>> begin
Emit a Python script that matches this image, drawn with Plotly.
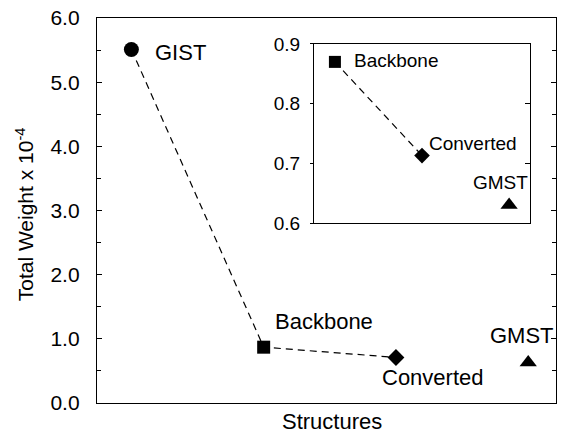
import plotly.graph_objects as go

# data
structures = ["GIST", "Backbone", "Converted", "GMST"]
positions = [1, 2, 3, 4]
weights = [5.51, 0.87, 0.71, 0.63]
inset_structures = ["Backbone", "Converted", "GMST"]
inset_positions = [2, 3, 4]
inset_weights = [0.87, 0.713, 0.63]
main_ticks = [0.0, 1.0, 2.0, 3.0, 4.0, 5.0, 6.0]
inset_ticks = [0.6, 0.7, 0.8, 0.9]

symbols = {"GIST": "circle", "Backbone": "square", "Converted": "diamond", "GMST": "triangle-up"}
msize_main = {"GIST": 15, "Backbone": 13, "Converted": 13, "GMST": 15}
msize_inset = {"Backbone": 12, "Converted": 12, "GMST": 15}

FONT = "Liberation Sans, Arial, sans-serif"
fig = go.Figure()

# main dashed line (connected first three)
fig.add_trace(go.Scatter(x=positions[:3], y=weights[:3], mode="lines",
                         line=dict(color="black", width=1.2, dash="7px,5px"),
                         xaxis="x", yaxis="y", showlegend=False))
for s, xv, yv in zip(structures, positions, weights):
    fig.add_trace(go.Scatter(x=[xv], y=[yv], mode="markers",
                             marker=dict(symbol=symbols[s], size=msize_main[s], color="black"),
                             xaxis="x", yaxis="y", showlegend=False))

# inset
fig.add_trace(go.Scatter(x=inset_positions[:2], y=inset_weights[:2], mode="lines",
                         line=dict(color="black", width=1.2, dash="7px,5px"),
                         xaxis="x2", yaxis="y2", showlegend=False))
for s, xv, yv in zip(inset_structures, inset_positions, inset_weights):
    fig.add_trace(go.Scatter(x=[xv], y=[yv], mode="markers",
                             marker=dict(symbol=symbols[s], size=msize_inset[s], color="black"),
                             xaxis="x2", yaxis="y2", showlegend=False))

# labels main
main_label_cfg = {
    "GIST": dict(xshift=22, yshift=-3, xanchor="left", yanchor="middle"),
    "Backbone": dict(xshift=9, yshift=26, xanchor="left", yanchor="middle"),
    "Converted": dict(xshift=-16, yshift=-20, xanchor="left", yanchor="middle"),
    "GMST": dict(xshift=28, yshift=27, xanchor="right", yanchor="middle"),
}
for s, xv, yv in zip(structures, positions, weights):
    c = main_label_cfg[s]
    fig.add_annotation(x=xv, y=yv, xref="x", yref="y", text=s, showarrow=False,
                       font=dict(family=FONT, size=22, color="black"), **c)

inset_label_cfg = {
    "Backbone": dict(xshift=17, yshift=1, xanchor="left", yanchor="middle"),
    "Converted": dict(xshift=5, yshift=12, xanchor="left", yanchor="middle"),
    "GMST": dict(xshift=21, yshift=23, xanchor="right", yanchor="middle"),
}
for s, xv, yv in zip(inset_structures, inset_positions, inset_weights):
    c = inset_label_cfg[s]
    fig.add_annotation(x=xv, y=yv, xref="x2", yref="y2", text=s, showarrow=False,
                       font=dict(family=FONT, size=19, color="black"), **c)

# axis titles as paper annotations
fig.add_annotation(x=-0.157, y=0.49, xref="paper", yref="paper", text="Total Weight x 10<sup>-4</sup>",
                   textangle=-90, showarrow=False, xanchor="center", yanchor="middle",
                   font=dict(family=FONT, size=21, color="black"))
fig.add_annotation(x=0.512, y=-0.047, xref="paper", yref="paper", text="Structures",
                   showarrow=False, xanchor="center", yanchor="middle",
                   font=dict(family=FONT, size=22, color="black"))

fig.update_layout(
    width=564, height=438,
    margin=dict(l=97, r=8, t=18, b=35),
    plot_bgcolor="white", paper_bgcolor="white",
    font=dict(family=FONT, color="black"),
    xaxis=dict(domain=[0, 1], range=[0.74, 4.21], showticklabels=False, ticks="",
               showgrid=False, zeroline=False, showline=True, linecolor="black",
               linewidth=1.3, mirror=True, automargin=False),
    yaxis=dict(domain=[0, 1], range=[0, 6], tickvals=main_ticks, tickformat=".1f",
               ticks="inside", ticklen=5, tickcolor="black", tickwidth=1,
               minor=dict(dtick=0.5, ticks="inside", ticklen=4, tickcolor="black", tickwidth=1),
               showgrid=False, zeroline=False, showline=True, linecolor="black",
               linewidth=1.3, mirror="ticks", ticklabelstandoff=12, automargin=False,
               tickfont=dict(family=FONT, size=21)),
    xaxis2=dict(domain=[0.4728, 0.9434], range=[1.76, 4.24], anchor="y2",
                showticklabels=False, ticks="", showgrid=False, zeroline=False,
                showline=True, linecolor="black", linewidth=1.2, mirror=True, automargin=False),
    yaxis2=dict(domain=[0.4675, 0.9325], range=[0.6, 0.9], anchor="x2", tickvals=inset_ticks,
                tickformat=".1f", ticks="outside", ticklen=3, tickcolor="black",
                showgrid=False, zeroline=False, showline=True, linecolor="black",
                linewidth=1.2, mirror=True, automargin=False, ticklabelstandoff=6,
                tickfont=dict(family=FONT, size=19)),
    yaxis3=dict(overlaying="y2", side="right", anchor="x2", range=[0.6, 0.9],
                tickvals=inset_ticks, ticks="inside", ticklen=5, tickcolor="black",
                showticklabels=False, showgrid=False, zeroline=False, showline=False,
                automargin=False),
)
fig.add_trace(go.Scatter(x=[None], y=[None], xaxis="x2", yaxis="y3", showlegend=False))

fig.write_html("out.html", config={"displayModeBar": False},
               post_script="document.body.style.margin='0';document.body.style.padding='0';")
>> end
■ TASK REQUIREMENTS ■
Repeat the listing above up to and including the line with "import plotly.graph_objects as go", starting from its first line. Drop any pictures.

■ EXERCISE OUTPUT ■
Emit a Python script that matches this image, drawn with Plotly.
import plotly.graph_objects as go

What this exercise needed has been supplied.